[Instructions to follow] Produce nothing but an exact copy of the lines from the one containing "Reproduce this chart with pgfplots." through the one containing "width=0.6pt, rounded corners=5pt]", and do not carry over pictures.

[Dataset rows]
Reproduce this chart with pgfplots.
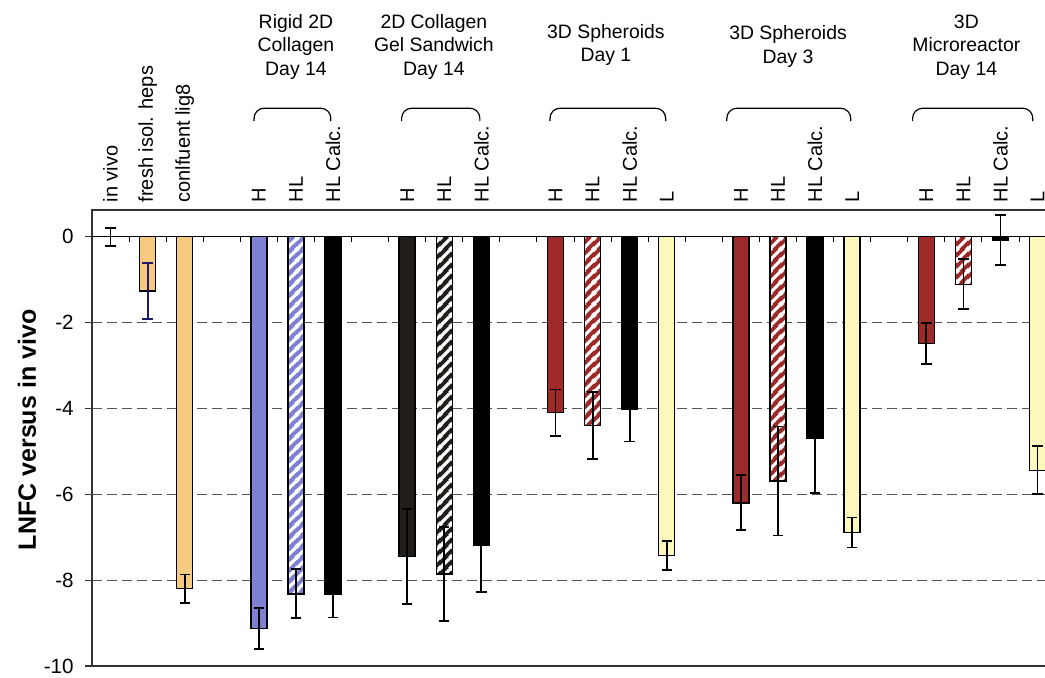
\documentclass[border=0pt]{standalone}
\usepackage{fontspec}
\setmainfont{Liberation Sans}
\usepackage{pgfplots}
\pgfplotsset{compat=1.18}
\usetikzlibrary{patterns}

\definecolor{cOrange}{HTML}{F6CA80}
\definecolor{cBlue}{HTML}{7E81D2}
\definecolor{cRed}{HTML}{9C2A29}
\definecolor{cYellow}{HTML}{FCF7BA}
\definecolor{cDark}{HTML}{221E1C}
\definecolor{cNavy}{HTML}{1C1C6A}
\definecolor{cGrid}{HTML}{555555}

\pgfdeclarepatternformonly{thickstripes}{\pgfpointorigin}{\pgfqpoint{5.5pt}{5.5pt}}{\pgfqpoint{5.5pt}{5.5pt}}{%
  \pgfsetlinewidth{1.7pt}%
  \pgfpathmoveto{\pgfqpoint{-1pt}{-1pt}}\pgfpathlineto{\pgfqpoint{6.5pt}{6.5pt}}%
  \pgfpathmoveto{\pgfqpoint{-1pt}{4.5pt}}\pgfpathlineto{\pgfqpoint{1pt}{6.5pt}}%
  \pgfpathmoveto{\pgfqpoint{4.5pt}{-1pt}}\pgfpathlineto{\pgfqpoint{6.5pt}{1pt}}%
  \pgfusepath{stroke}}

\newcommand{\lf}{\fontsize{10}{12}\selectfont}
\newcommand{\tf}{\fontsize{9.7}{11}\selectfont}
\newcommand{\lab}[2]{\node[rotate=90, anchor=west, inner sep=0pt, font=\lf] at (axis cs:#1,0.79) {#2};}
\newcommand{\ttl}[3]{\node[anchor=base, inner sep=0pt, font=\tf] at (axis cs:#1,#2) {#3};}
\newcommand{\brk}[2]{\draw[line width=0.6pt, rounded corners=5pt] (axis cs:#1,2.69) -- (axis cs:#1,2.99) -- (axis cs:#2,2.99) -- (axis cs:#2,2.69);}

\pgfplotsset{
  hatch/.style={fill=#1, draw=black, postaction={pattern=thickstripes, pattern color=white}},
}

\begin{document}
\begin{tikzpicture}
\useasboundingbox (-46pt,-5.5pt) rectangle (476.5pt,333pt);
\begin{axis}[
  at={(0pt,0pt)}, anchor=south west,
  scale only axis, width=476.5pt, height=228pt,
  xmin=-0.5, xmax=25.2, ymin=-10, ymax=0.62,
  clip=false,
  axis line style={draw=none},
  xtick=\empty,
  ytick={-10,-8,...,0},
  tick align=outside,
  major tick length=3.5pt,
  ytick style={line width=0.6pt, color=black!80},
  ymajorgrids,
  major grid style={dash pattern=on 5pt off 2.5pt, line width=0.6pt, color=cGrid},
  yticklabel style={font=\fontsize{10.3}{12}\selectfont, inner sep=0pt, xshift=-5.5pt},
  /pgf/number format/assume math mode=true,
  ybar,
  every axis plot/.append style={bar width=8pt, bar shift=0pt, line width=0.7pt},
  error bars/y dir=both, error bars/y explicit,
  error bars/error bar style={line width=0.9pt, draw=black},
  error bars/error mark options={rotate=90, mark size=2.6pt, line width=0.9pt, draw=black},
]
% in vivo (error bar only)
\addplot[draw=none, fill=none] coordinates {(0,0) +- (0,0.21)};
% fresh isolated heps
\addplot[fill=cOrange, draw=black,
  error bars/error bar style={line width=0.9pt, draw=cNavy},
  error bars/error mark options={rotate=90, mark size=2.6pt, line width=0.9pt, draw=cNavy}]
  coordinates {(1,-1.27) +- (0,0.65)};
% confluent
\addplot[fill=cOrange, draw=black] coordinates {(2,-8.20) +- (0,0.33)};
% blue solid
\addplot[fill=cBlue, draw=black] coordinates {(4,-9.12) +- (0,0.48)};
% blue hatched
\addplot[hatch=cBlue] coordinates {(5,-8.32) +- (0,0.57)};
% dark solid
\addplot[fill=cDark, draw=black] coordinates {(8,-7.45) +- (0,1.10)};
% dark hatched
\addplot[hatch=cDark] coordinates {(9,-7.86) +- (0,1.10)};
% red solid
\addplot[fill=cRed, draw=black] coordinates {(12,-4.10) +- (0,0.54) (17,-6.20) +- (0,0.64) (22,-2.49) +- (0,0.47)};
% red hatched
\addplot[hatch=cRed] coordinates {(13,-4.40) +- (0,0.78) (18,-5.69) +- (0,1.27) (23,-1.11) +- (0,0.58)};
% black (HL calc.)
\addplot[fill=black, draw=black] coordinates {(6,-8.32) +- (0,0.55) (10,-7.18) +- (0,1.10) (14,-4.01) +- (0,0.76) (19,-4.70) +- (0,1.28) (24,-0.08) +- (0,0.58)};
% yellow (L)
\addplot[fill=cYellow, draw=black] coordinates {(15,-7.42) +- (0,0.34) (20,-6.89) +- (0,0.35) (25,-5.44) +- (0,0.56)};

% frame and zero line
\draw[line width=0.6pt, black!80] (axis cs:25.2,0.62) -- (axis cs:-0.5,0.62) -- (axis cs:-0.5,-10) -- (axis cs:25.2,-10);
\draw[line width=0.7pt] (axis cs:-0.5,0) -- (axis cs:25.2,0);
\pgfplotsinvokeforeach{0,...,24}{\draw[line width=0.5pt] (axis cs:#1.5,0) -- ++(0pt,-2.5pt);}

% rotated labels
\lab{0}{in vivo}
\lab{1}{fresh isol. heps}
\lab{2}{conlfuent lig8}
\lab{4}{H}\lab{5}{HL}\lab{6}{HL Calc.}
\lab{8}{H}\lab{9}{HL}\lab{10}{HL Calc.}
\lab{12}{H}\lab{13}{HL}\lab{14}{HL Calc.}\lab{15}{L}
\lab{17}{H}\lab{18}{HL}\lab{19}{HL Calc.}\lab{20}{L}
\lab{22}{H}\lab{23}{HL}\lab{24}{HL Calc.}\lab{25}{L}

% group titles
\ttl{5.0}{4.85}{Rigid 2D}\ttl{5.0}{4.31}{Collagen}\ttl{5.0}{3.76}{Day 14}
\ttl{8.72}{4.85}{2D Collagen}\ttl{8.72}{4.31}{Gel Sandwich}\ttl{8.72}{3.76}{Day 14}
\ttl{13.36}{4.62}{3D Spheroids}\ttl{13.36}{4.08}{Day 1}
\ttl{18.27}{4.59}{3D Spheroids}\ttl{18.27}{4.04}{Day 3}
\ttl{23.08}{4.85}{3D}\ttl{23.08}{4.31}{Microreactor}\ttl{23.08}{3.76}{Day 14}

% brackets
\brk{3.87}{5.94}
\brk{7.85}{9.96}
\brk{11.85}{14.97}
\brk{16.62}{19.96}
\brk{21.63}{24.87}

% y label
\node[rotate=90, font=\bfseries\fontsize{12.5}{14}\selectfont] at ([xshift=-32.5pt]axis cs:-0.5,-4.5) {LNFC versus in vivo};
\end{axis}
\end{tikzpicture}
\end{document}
==
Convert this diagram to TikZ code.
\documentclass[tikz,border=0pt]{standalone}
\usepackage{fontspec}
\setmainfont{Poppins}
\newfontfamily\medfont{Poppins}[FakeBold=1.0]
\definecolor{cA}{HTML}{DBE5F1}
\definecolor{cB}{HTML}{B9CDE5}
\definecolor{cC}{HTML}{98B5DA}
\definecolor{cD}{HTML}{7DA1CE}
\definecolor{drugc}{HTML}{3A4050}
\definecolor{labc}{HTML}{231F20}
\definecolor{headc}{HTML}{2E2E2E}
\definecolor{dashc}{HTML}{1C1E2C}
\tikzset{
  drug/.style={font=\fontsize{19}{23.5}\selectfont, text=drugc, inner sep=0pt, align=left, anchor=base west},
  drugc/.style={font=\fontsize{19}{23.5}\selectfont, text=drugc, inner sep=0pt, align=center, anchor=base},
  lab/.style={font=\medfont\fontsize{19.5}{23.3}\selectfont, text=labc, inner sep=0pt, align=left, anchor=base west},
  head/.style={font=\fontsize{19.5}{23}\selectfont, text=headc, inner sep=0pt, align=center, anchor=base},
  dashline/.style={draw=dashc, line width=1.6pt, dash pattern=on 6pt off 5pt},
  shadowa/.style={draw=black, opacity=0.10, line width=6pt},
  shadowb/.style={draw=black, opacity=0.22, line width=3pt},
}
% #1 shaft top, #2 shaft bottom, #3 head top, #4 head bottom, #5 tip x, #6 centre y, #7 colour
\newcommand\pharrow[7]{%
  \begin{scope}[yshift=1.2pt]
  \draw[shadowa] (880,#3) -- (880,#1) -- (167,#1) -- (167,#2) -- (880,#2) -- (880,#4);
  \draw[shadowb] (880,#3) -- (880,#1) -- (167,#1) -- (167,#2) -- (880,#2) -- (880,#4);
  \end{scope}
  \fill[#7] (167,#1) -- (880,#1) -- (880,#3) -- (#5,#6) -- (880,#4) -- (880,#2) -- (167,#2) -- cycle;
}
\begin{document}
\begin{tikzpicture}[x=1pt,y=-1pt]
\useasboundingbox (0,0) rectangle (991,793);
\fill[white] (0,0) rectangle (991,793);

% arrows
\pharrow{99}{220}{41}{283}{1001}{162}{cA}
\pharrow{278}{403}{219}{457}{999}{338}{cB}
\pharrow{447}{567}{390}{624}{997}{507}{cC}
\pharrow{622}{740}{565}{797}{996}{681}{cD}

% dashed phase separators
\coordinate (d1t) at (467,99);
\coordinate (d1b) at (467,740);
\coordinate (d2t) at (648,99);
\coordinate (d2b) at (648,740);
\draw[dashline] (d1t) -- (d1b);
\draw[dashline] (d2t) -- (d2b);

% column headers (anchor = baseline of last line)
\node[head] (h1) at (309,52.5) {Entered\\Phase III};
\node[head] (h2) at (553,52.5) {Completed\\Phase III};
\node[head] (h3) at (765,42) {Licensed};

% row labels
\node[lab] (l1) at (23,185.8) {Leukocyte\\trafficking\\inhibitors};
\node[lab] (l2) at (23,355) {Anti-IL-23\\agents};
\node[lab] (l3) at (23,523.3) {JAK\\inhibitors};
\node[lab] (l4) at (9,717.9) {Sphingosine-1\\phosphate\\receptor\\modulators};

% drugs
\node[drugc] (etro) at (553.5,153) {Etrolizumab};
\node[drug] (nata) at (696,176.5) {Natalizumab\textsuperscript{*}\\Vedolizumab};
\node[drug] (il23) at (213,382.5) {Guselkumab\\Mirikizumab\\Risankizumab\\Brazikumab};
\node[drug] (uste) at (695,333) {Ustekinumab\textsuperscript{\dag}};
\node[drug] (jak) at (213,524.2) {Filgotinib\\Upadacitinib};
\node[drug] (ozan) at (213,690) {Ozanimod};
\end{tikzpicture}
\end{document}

[Output for this exercise]
Reproduce this chart with pgfplots.
\documentclass[border=0pt]{standalone}
\usepackage{fontspec}
\setmainfont{Liberation Sans}
\usepackage{pgfplots}
\pgfplotsset{compat=1.18}
\usetikzlibrary{patterns}

\definecolor{cOrange}{HTML}{F6CA80}
\definecolor{cBlue}{HTML}{7E81D2}
\definecolor{cRed}{HTML}{9C2A29}
\definecolor{cYellow}{HTML}{FCF7BA}
\definecolor{cDark}{HTML}{221E1C}
\definecolor{cNavy}{HTML}{1C1C6A}
\definecolor{cGrid}{HTML}{555555}

\pgfdeclarepatternformonly{thickstripes}{\pgfpointorigin}{\pgfqpoint{5.5pt}{5.5pt}}{\pgfqpoint{5.5pt}{5.5pt}}{%
  \pgfsetlinewidth{1.7pt}%
  \pgfpathmoveto{\pgfqpoint{-1pt}{-1pt}}\pgfpathlineto{\pgfqpoint{6.5pt}{6.5pt}}%
  \pgfpathmoveto{\pgfqpoint{-1pt}{4.5pt}}\pgfpathlineto{\pgfqpoint{1pt}{6.5pt}}%
  \pgfpathmoveto{\pgfqpoint{4.5pt}{-1pt}}\pgfpathlineto{\pgfqpoint{6.5pt}{1pt}}%
  \pgfusepath{stroke}}

\newcommand{\lf}{\fontsize{10}{12}\selectfont}
\newcommand{\tf}{\fontsize{9.7}{11}\selectfont}
\newcommand{\lab}[2]{\node[rotate=90, anchor=west, inner sep=0pt, font=\lf] at (axis cs:#1,0.79) {#2};}
\newcommand{\ttl}[3]{\node[anchor=base, inner sep=0pt, font=\tf] at (axis cs:#1,#2) {#3};}
\newcommand{\brk}[2]{\draw[line width=0.6pt, rounded corners=5pt] (axis cs:#1,2.69) -- (axis cs:#1,2.99) -- (axis cs:#2,2.99) -- (axis cs:#2,2.69);}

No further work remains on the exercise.